**WHAT YOU NEED TO DO:**
Line by line, repeat the data below exactly, beginning at the first line and ending at the line with "const H = 1014;". Omit pictures.

**PROVIDED MATERIAL:**
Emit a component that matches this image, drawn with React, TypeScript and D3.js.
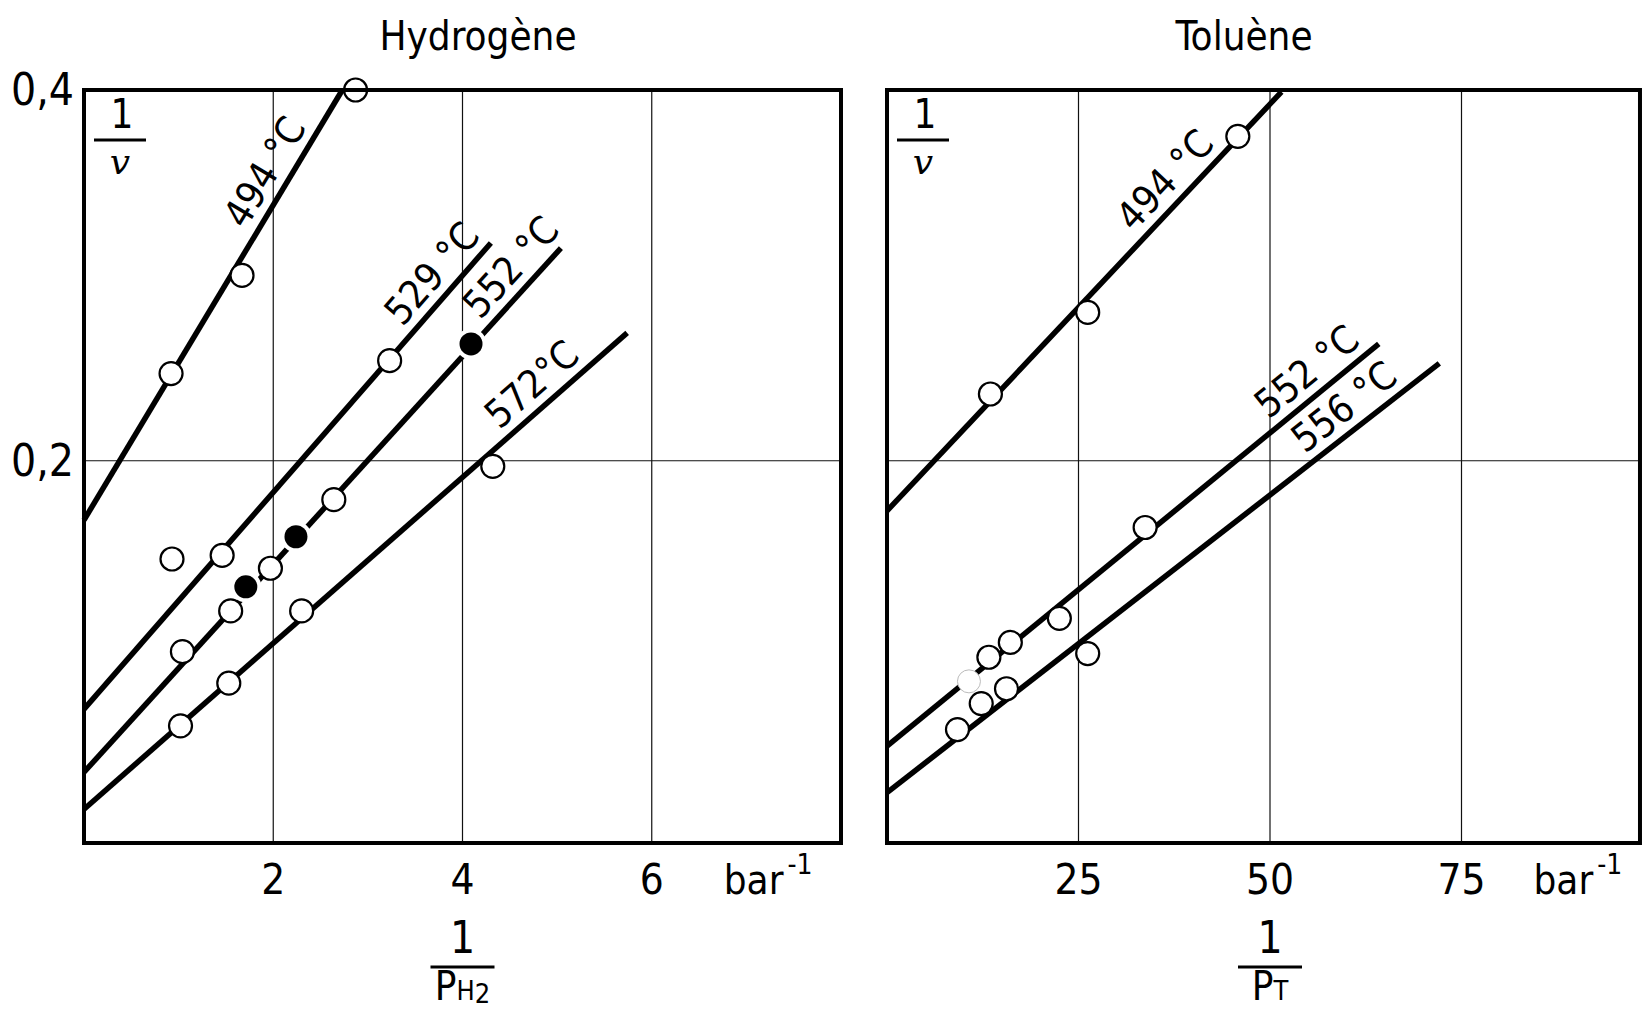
import React from 'react';
import * as d3 from 'd3';

const W = 1642;
const H = 1014;

// ---------- Hydrogène panel data ----------
const h2Temps = ['494 °C', '529 °C', '552 °C', '572°C'];
const h2Intercepts = [0.168, 0.066, 0.032, 0.012];
const h2EndX = [2.73, 4.30, 5.04, 5.74];
const h2EndY = [0.4, 0.3175, 0.3147, 0.269];
const h2LabelAt = [2.13, 3.87, 4.70, 4.90];
const h2OpenPoints: [number, number][] = [
  [0.92, 0.247], [1.67, 0.300], [2.87, 0.400],
  [1.46, 0.149], [3.23, 0.254], [0.93, 0.147],
  [1.04, 0.097], [1.55, 0.119], [1.97, 0.142], [2.64, 0.179],
  [1.02, 0.057], [1.53, 0.080], [2.30, 0.119], [4.32, 0.197],
];
const h2FilledPoints: [number, number][] = [[1.71, 0.132], [2.24, 0.159], [4.09, 0.263]];
const h2XTicks = [2, 4, 6];

// ---------- Toluène panel data ----------
const tTemps = ['494 °C', '552 °C', '556 °C'];
const tIntercepts = [0.173, 0.046, 0.021];
const tEndX = [51.5, 64.2, 72.1];
const tEndY = [0.399, 0.263, 0.2525];
const tLabelAt = [38.6, 56.8, 61.6];
const tOpenPoints: [number, number][] = [
  [13.5, 0.236], [26.2, 0.280], [45.8, 0.375],
  [13.3, 0.094], [16.1, 0.102], [22.5, 0.115], [33.7, 0.164],
  [9.2, 0.055], [12.3, 0.069], [15.6, 0.077], [26.2, 0.096],
];
const tFaintPoints: [number, number][] = [[10.7, 0.081]];
const tXTicks = [25, 50, 75];

const yTicks = [0.2, 0.4];
const yTickLabels = ['0,2', '0,4'];

const FONT = "'Liberation Sans Narrow', 'DejaVu Sans Condensed', 'Liberation Sans', sans-serif";

const yScale = d3.scaleLinear().domain([0, 0.4]).range([831.5, 90]);
const yMin = -0.0062;
const xH = d3.scaleLinear().domain([0, 8]).range([84, 841]);
const xT = d3.scaleLinear().domain([0, 100]).range([887, 1653]);
const tRight = 98.3;

const R = 11.5;

type PanelProps = {
  x: d3.ScaleLinear<number, number>;
  xMax: number;
  ticks: number[];
  temps: string[];
  intercepts: number[];
  endX: number[];
  endY: number[];
  labelAt: number[];
  open: [number, number][];
  filled: [number, number][];
  faint: [number, number][];
  sub: string;
  showY: boolean;
};

function Panel(p: PanelProps) {
  const { x } = p;
  const y = yScale;
  const x0 = x(0);
  const x1 = x(p.xMax);
  const yTop = y(0.4);
  const yBot = y(yMin);
  const line = d3.line<[number, number]>().x((d) => x(d[0])).y((d) => y(d[1]));
  const midX = x(p.ticks[1]);
  return (
    <g>
      {/* grid */}
      {p.ticks.map((t) => (
        <line key={'gx' + t} x1={x(t)} x2={x(t)} y1={yTop} y2={yBot} stroke="#111" strokeWidth={1.2} />
      ))}
      <line x1={x0} x2={x1} y1={y(0.2)} y2={y(0.2)} stroke="#111" strokeWidth={1.2} />
      {/* lines */}
      {p.temps.map((t, i) => (
        <path
          key={'l' + i}
          d={line([[0, p.intercepts[i]], [p.endX[i], p.endY[i]]]) || ''}
          stroke="#000"
          strokeWidth={5.5}
          fill="none"
        />
      ))}
      {/* labels */}
      {p.temps.map((t, i) => {
        const ax = x(0), ay = y(p.intercepts[i]);
        const bx = x(p.endX[i]), by = y(p.endY[i]);
        const ang = (Math.atan2(by - ay, bx - ax) * 180) / Math.PI;
        const lx = p.labelAt[i];
        const ly = p.intercepts[i] + ((p.endY[i] - p.intercepts[i]) * lx) / p.endX[i];
        return (
          <text
            key={'t' + i}
            transform={`translate(${x(lx)},${y(ly)}) rotate(${ang})`}
            dy={-11}
            textAnchor="middle"
            fontFamily={FONT}
            fontSize={39}
          >
            {t}
          </text>
        );
      })}
      {/* points */}
      {p.open.map((d, i) => (
        <circle key={'o' + i} cx={x(d[0])} cy={y(d[1])} r={R} fill="#fff" stroke="#000" strokeWidth={2.2} />
      ))}
      {p.faint.map((d, i) => (
        <circle key={'f' + i} cx={x(d[0])} cy={y(d[1])} r={R} fill="#fff" stroke="#bbb" strokeWidth={1} />
      ))}
      {p.filled.map((d, i) => (
        <g key={'b' + i}>
          <circle cx={x(d[0])} cy={y(d[1])} r={R + 4} fill="#fff" />
          <circle cx={x(d[0])} cy={y(d[1])} r={R} fill="#000" />
        </g>
      ))}
      {/* frame */}
      <rect x={x0} y={yTop} width={x1 - x0} height={yBot - yTop} fill="none" stroke="#000" strokeWidth={4} />
      {/* 1/v */}
      <text x={x0 + 38} y={128} textAnchor="middle" fontFamily={FONT} fontSize={40}>1</text>
      <line x1={x0 + 10} x2={x0 + 62} y1={140} y2={140} stroke="#000" strokeWidth={3} />
      <text x={x0 + 36} y={174} textAnchor="middle" fontFamily="'DejaVu Serif', serif" fontStyle="italic" fontSize={36}>v</text>
      {/* x ticks */}
      {p.ticks.map((t) => (
        <text key={'xt' + t} x={x(t)} y={894} textAnchor="middle" fontFamily={FONT} fontSize={42}>
          {t}
        </text>
      ))}
      <text x={x(p.ticks[2]) + 72} y={894} fontFamily={FONT} fontSize={40}>
        bar
        <tspan fontSize={28} dy={-20} dx={4}>-1</tspan>
      </text>
      {/* fraction below */}
      <text x={midX} y={953} textAnchor="middle" fontFamily={FONT} fontSize={44}>1</text>
      <line x1={midX - 32} x2={midX + 32} y1={967} y2={967} stroke="#000" strokeWidth={3} />
      <text x={midX} y={1000} textAnchor="middle" fontFamily={FONT} fontSize={40}>
        P<tspan fontSize={27}>{p.sub}</tspan>
        {p.sub === 'H' ? <tspan fontSize={27} dy={3}>2</tspan> : null}
      </text>
      {/* y ticks */}
      {p.showY &&
        yTicks.map((t, i) => (
          <text key={'yt' + t} x={x0 - 10} y={y(t) + 15} textAnchor="end" fontFamily={FONT} fontSize={44}>
            {yTickLabels[i]}
          </text>
        ))}
    </g>
  );
}

export default function App() {
  return (
    <svg
      width={W}
      height={H}
      viewBox={`0 0 ${W} ${H}`}
      style={{ position: 'absolute', left: 0, top: 0, background: '#fff' }}
    >
      <rect x={0} y={0} width={W} height={H} fill="#fff" />
      <text x={478} y={50} textAnchor="middle" fontFamily={FONT} fontSize={40}>Hydrogène</text>
      <text x={1244} y={50} textAnchor="middle" fontFamily={FONT} fontSize={40}>Toluène</text>
      <Panel
        x={xH}
        xMax={8}
        ticks={h2XTicks}
        temps={h2Temps}
        intercepts={h2Intercepts}
        endX={h2EndX}
        endY={h2EndY}
        labelAt={h2LabelAt}
        open={h2OpenPoints}
        filled={h2FilledPoints}
        faint={[]}
        sub="H"
        showY={true}
      />
      <Panel
        x={xT}
        xMax={tRight}
        ticks={tXTicks}
        temps={tTemps}
        intercepts={tIntercepts}
        endX={tEndX}
        endY={tEndY}
        labelAt={tLabelAt}
        open={tOpenPoints}
        filled={[]}
        faint={tFaintPoints}
        sub="T"
        showY={false}
      />
    </svg>
  );
}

**REPLY:**
Emit a component that matches this image, drawn with React, TypeScript and D3.js.
import React from 'react';
import * as d3 from 'd3';

const W = 1642;
const H = 1014;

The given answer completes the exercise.